Most of the time, it's not REALLY important which order your writes happen, as long as the value is updated eventually. But if we, say, have a circular buffer with integers, and we do something like:
buffer[index] = 32;
index = (index + 1) % buffersize;
and some other thread is using index
to determine that the new value has been written, then we NEED to have 32
written FIRST, then index
updated AFTER. Otherwise, the other thread may get old
data.
The same applies to making semaphores, mutexes and such things work - this is why the terms release and acquire are used for the memory barrier types.
Now, the cst
is the most strict ordering rule - it enforces that both reads and writes of the data you've written goes out to memory before the processor can continue to do more operations.
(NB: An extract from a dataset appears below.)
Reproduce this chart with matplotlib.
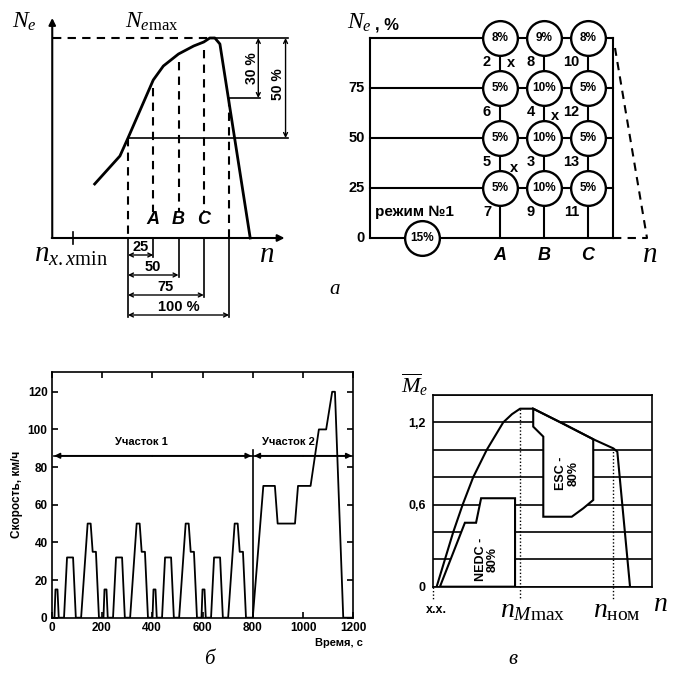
import numpy as np
import matplotlib.pyplot as plt
from matplotlib.ticker import MultipleLocator

plt.rcParams['font.family'] = ['Liberation Sans', 'DejaVu Sans']
plt.rcParams['mathtext.fontset'] = 'custom'
plt.rcParams['mathtext.it'] = 'Liberation Serif:italic'
plt.rcParams['mathtext.rm'] = 'Liberation Serif'
plt.rcParams['mathtext.bf'] = 'Liberation Serif:bold'

# ---- panel a (left): power curve, n in % of A..100 range, Ne in %
power_n = [-33, -8, 0, 25, 35, 50, 65, 75, 81, 86, 91, 121]
power_ne = [27, 41, 50, 79, 86, 92, 96, 98, 100, 100, 97, 0]
dim_n = [25, 50, 75, 100]
dim_labels = ['25', '50', '75', '100 %']
abc_names = ['A', 'B', 'C']
abc_ne = [79, 92, 98]

# ---- panel a (right): 13-mode test grid
load_levels = [100, 75, 50, 25]
col_x = [130, 174, 218]
grid_right = 243
shares = [['8%', '9%', '8%'],
          ['5%', '10%', '5%'],
          ['5%', '10%', '5%'],
          ['5%', '10%', '5%']]
mode_nums = [['2', '8', '10'],
             ['6', '4', '12'],
             ['5', '3', '13'],
             ['7', '9', '11']]
idle_x = 52
idle_share = '15%'
cross_x = [141, 185, 144]
cross_y = [87.7, 61, 35]

# ---- panel b: driving cycle (ECE-15 x4 + EUDC)
cyc_t = [0, 11, 15, 23, 28, 49, 61, 85, 96, 117, 143, 155, 163, 176, 188,
         195, 206, 210, 218, 223, 244, 256, 280, 291, 312, 338, 350, 358, 371, 383,
         390, 401, 405, 413, 418, 439, 451, 475, 486, 507, 533, 545, 553, 566, 578,
         585, 596, 600, 608, 613, 634, 646, 670, 681, 702, 728, 740, 748, 761, 773,
         780, 800, 842, 888, 899, 968, 980, 1030, 1063, 1092, 1116, 1127, 1160, 1200]
cyc_v = [0, 0, 15, 15, 0, 0, 32, 32, 0, 0, 50, 50, 35, 35, 0,
         0, 0, 15, 15, 0, 0, 32, 32, 0, 0, 50, 50, 35, 35, 0,
         0, 0, 15, 15, 0, 0, 32, 32, 0, 0, 50, 50, 35, 35, 0,
         0, 0, 15, 15, 0, 0, 32, 32, 0, 0, 50, 50, 35, 35, 0,
         0, 0, 70, 70, 50, 50, 70, 70, 100, 100, 120, 120, 0, 0]
part_split = 800
part_v = 86

# ---- panel v: relative torque curve and test regions
torque_x = [1.8, 9.4, 13.7, 18.5, 24.7, 32.2, 36.2, 39.9, 45.9, 59.6, 73.3, 82.5, 84.3, 90.1]
torque_y = [0, 0.40, 0.60, 0.80, 1.0, 1.2, 1.26, 1.30, 1.30, 1.19, 1.077, 1.01, 0.986, 0]
nedc_x = [3.3, 14.7, 19.8, 22.1, 37.6, 37.6]
nedc_y = [0, 0.467, 0.467, 0.646, 0.646, 0]
esc_x = [45.9, 45.9, 50.5, 50.5, 63.5, 68.8, 73.3, 73.3, 59.6, 45.9]
esc_y = [1.30, 1.169, 1.096, 0.511, 0.511, 0.573, 0.633, 1.077, 1.19, 1.30]
n_mmax = 39.9
n_nom = 82.5

W, H = 677, 673
fig = plt.figure(figsize=(W / 100, H / 100), dpi=100)
fig.patch.set_facecolor('white')


def px_axes(x0, y0, x1, y1):
    return fig.add_axes([x0 / W, 1 - y1 / H, (x1 - x0) / W, (y1 - y0) / H])


k = 'black'
lw = 1.5
dash = (0, (4, 3))
arr = dict(arrowstyle='<->', color=k, lw=1.0, shrinkA=0, shrinkB=0,
           mutation_scale=7)

# ===================== panel a, left =====================
ax1 = px_axes(0, 0, 340, 330)
ax1.set_xlim((0 - 128) / 1.01, (340 - 128) / 1.01)
ax1.set_ylim((238 - 330) / 2, 119)
ax1.axis('off')

ax1.annotate('', xy=(-75, 110), xytext=(-75, 0),
             arrowprops=dict(arrowstyle='-|>', color=k, lw=lw, mutation_scale=10, shrinkA=0, shrinkB=0))
ax1.annotate('', xy=(155, 0), xytext=(-75.5, 0),
             arrowprops=dict(arrowstyle='-|>', color=k, lw=lw, mutation_scale=10, shrinkA=0, shrinkB=0))
ax1.plot([-54, -54], [-3, 3], color=k, lw=1.2)
ax1.plot(power_n, power_ne, color=k, lw=2)

ax1.plot([-74, 86], [100, 100], color=k, lw=lw, ls=dash)
ax1.plot([86, 158], [100, 100], color=k, lw=1.2)
ax1.plot([0, 158], [50, 50], color=k, lw=1.2)
ax1.plot([100, 131], [70, 70], color=k, lw=1.2)
ax1.annotate('', xy=(129, 100), xytext=(129, 70), arrowprops=arr)
ax1.annotate('', xy=(156, 100), xytext=(156, 50), arrowprops=arr)
ax1.text(122.5, 85, '30 %', rotation=90, ha='center', va='center', fontsize=10, fontweight='bold')
ax1.text(148.8, 77, '50 %', rotation=90, ha='center', va='center', fontsize=10, fontweight='bold')

ax1.plot([0, 0], [50, 0], color=k, lw=lw, ls=dash)
ax1.plot([100, 100], [70, 0], color=k, lw=lw, ls=dash)
for n, name, ne in zip(dim_n[:3], abc_names, abc_ne):
    ax1.plot([n, n], [ne - 4, 13], color=k, lw=lw, ls=dash)
    ax1.text(n, 9, name, ha='center', va='center', fontsize=13,
             fontweight='bold', style='italic')

ax1.plot([0, 0], [0, -39.5], color=k, lw=1.2)
for i, (n, lab) in enumerate(zip(dim_n, dim_labels)):
    yy = -8.5 - 10 * i
    ax1.plot([n, n], [0, yy - 1], color=k, lw=1.2)
    ax1.annotate('', xy=(0, yy), xytext=(n, yy), arrowprops=arr)
    ax1.text(n / 2, yy + 4, lab, ha='center', va='center', fontsize=10.5, fontweight='bold')

ax1.text(-115, 105, r'$N_e$', fontsize=17, ha='left', va='baseline')
ax1.text(-3, 105, r'$N_{e\mathrm{max}}$', fontsize=17, ha='left', va='baseline')
ax1.text(-56, -12, r'$n_{x.x\mathrm{min}}$', fontsize=21, ha='center', va='baseline')
ax1.text(137, -12, r'$n$', fontsize=21, ha='center', va='baseline')

# ===================== panel a, right =====================
ax2 = px_axes(340, 0, 677, 330)
ax2.set_xlim(-30, 307)
ax2.set_ylim((238 - 330) / 2, 119)
ax2.axis('off')

for lev in [0] + load_levels:
    ax2.plot([0, grid_right], [lev, lev], color=k, lw=lw, zorder=1)
ax2.plot([0, 0], [0, 100], color=k, lw=lw, zorder=1)
ax2.plot([grid_right, grid_right], [0, 100], color=k, lw=lw, zorder=1)
for cx in col_x:
    ax2.plot([cx, cx], [0, 100], color=k, lw=lw, zorder=1)
ax2.plot([grid_right, 277, 245], [0, 0, 95], color=k, lw=lw, ls=dash, zorder=1)

for r, lev in enumerate(load_levels):
    for c, cx in enumerate(col_x):
        ax2.plot(cx, lev, 'o', ms=25, mfc='white', mec=k, mew=1.7, zorder=3)
        ax2.text(cx, lev, shares[r][c], ha='center', va='center', fontsize=8.5,
                 fontweight='bold', zorder=4)
        ax2.text(cx - 9, lev - 12, mode_nums[r][c], ha='right', va='center',
                 fontsize=10.5, fontweight='bold')
ax2.plot(idle_x, 0, 'o', ms=25, mfc='white', mec=k, mew=1.7, zorder=3)
ax2.text(idle_x, 0, idle_share, ha='center', va='center', fontsize=8.5,
         fontweight='bold', zorder=4)
for xx, yy in zip(cross_x, cross_y):
    ax2.text(xx, yy, 'x', ha='center', va='center', fontsize=10.5, fontweight='bold')

for lev in [75, 50, 25, 0]:
    ax2.text(-5, lev, str(lev), ha='right', va='center', fontsize=10.5, fontweight='bold')
ax2.text(44, 13, 'режим №1', ha='center', va='center', fontsize=11, fontweight='bold')
for cx, name in zip(col_x, abc_names):
    ax2.text(cx, -8.5, name, ha='center', va='center', fontsize=13,
             fontweight='bold', style='italic')
ax2.text(280, -12, r'$n$', fontsize=21, ha='center', va='baseline')
ax2.text(-23, 104.5, r'$N_e$', fontsize=17, ha='left', va='baseline')
ax2.text(5, 104.5, ', %', fontsize=12, fontweight='bold', ha='left', va='baseline')

fig.text(335 / W, 1 - 290 / H, 'а', fontsize=15, style='italic',
         family='Liberation Serif', ha='center', va='center')

# ===================== panel b =====================
ax3 = px_axes(51.7, 372, 353.3, 617.7)
ax3.plot(cyc_t, cyc_v, color=k, lw=1.3)
ax3.set_xlim(0, 1200)
ax3.set_ylim(0, 130.5)
ax3.set_xticks(range(0, 1201, 200))
ax3.set_yticks(range(0, 121, 20))
ax3.tick_params(direction='in', top=True, right=True, length=4, width=1.2,
                labelsize=8.5, pad=3)
for lab in ax3.get_xticklabels() + ax3.get_yticklabels():
    lab.set_fontweight('bold')
for sp in ax3.spines.values():
    sp.set_linewidth(1.2)
ax3.set_ylabel('Скорость, км/ч', fontsize=8.5, fontweight='bold', labelpad=3)
ax3.text(1239, -13.4, 'Время, с', fontsize=8, fontweight='bold', ha='right', va='center',
         clip_on=False)
ax3.plot([part_split, part_split], [0, 89], color=k, lw=1.2)
arr2 = dict(arrowstyle='-|>', color=k, lw=1.2, shrinkA=0, shrinkB=0, mutation_scale=8)
ax3.plot([10, 1195], [part_v, part_v], color=k, lw=1.2)
for a, b in [(400, 10), (400, 795), (1000, 805), (1000, 1195)]:
    ax3.annotate('', xy=(b, part_v), xytext=(a, part_v), arrowprops=arr2)
ax3.text(355, 93.5, 'Участок 1', ha='center', va='center', fontsize=8, fontweight='bold')
ax3.text(942, 93.5, 'Участок 2', ha='center', va='center', fontsize=8, fontweight='bold')

fig.text(209 / W, 1 - 660 / H, 'б', fontsize=15, style='italic',
         family='Liberation Serif', ha='center', va='center')

# ===================== panel v =====================
ax4 = px_axes(432.7, 395, 651.7, 586.7)
ax4.set_xlim(0, 100)
ax4.set_ylim(0, 1.4)
ax4.set_xticks([])
ax4.set_yticks([0, 0.6, 1.2])
ax4.set_yticklabels(['0', '0,6', '1,2'])
ax4.yaxis.set_minor_locator(MultipleLocator(0.2))
ax4.grid(axis='y', which='both', color=k, lw=1.2, zorder=0)
ax4.set_axisbelow(True)
ax4.tick_params(which='both', length=0, labelsize=9, pad=5)
for lab in ax4.get_yticklabels():
    lab.set_fontweight('bold')
for sp in ax4.spines.values():
    sp.set_linewidth(1.2)

ax4.plot(torque_x, torque_y, color=k, lw=1.5, zorder=3)
ax4.fill(nedc_x, nedc_y, facecolor='white', edgecolor=k, lw=1.5, zorder=2)
ax4.fill(esc_x, esc_y, facecolor='white', edgecolor=k, lw=1.5, zorder=2)
ax4.text(24.8, 0.2, 'NEDC -\n80%', rotation=90, ha='center', va='center',
         fontsize=9, fontweight='bold', linespacing=1.0, zorder=4)
ax4.text(61.5, 0.83, 'ESC -\n80%', rotation=90, ha='center', va='center',
         fontsize=9, fontweight='bold', linespacing=1.0, zorder=4)

dot = (0, (1, 1.5))
ax4.plot([0, 0], [0, -0.1], color=k, lw=1, ls=dot, clip_on=False)
ax4.plot([n_mmax, n_mmax], [1.3, -0.1], color=k, lw=1, ls=dot, clip_on=False, zorder=1)
ax4.plot([n_nom, n_nom], [1.01, -0.1], color=k, lw=1, ls=dot, clip_on=False, zorder=1)
ax4.text(1.8, -0.19, 'х.х.', ha='center', va='baseline', fontsize=9, fontweight='bold')
ax4.text(45.5, -0.22, r'$n_{M\mathrm{max}}$', ha='center', va='baseline', fontsize=20)
ax4.text(84, -0.22, r'$n_{\mathrm{ном}}$', ha='center', va='baseline', fontsize=20)
ax4.text(104, -0.18, r'$n$', ha='center', va='baseline', fontsize=20)
ax4.text(-14.5, 1.415, r'$\overline{M}_e$', ha='left', va='baseline', fontsize=16)

fig.text(513 / W, 1 - 660 / H, 'в', fontsize=15, style='italic',
         family='Liberation Serif', ha='center', va='center')

fig.savefig('out.png', dpi=100, facecolor='white')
This will be slower than doing the specific acquire or release barriers. It forces the processor to make sure stores AND loads have been completed, as opposed to just stores or just loads.
How much difference does that make? It is highly dependent on what the system archiecture is. On some systems, the cache needs to flushed [partially] and interrupts sent from one core to another to say "Please do this cache-flushing work before you continue" - this can take several hundred cycles. On other processors, it's only some small percentage slower than doing a regular memory write. X86 is pretty good at doing this fast. Some types of embedded processors, (some models of - not sure?)ARM for example, require a bit more work in the processor to ensure everything works.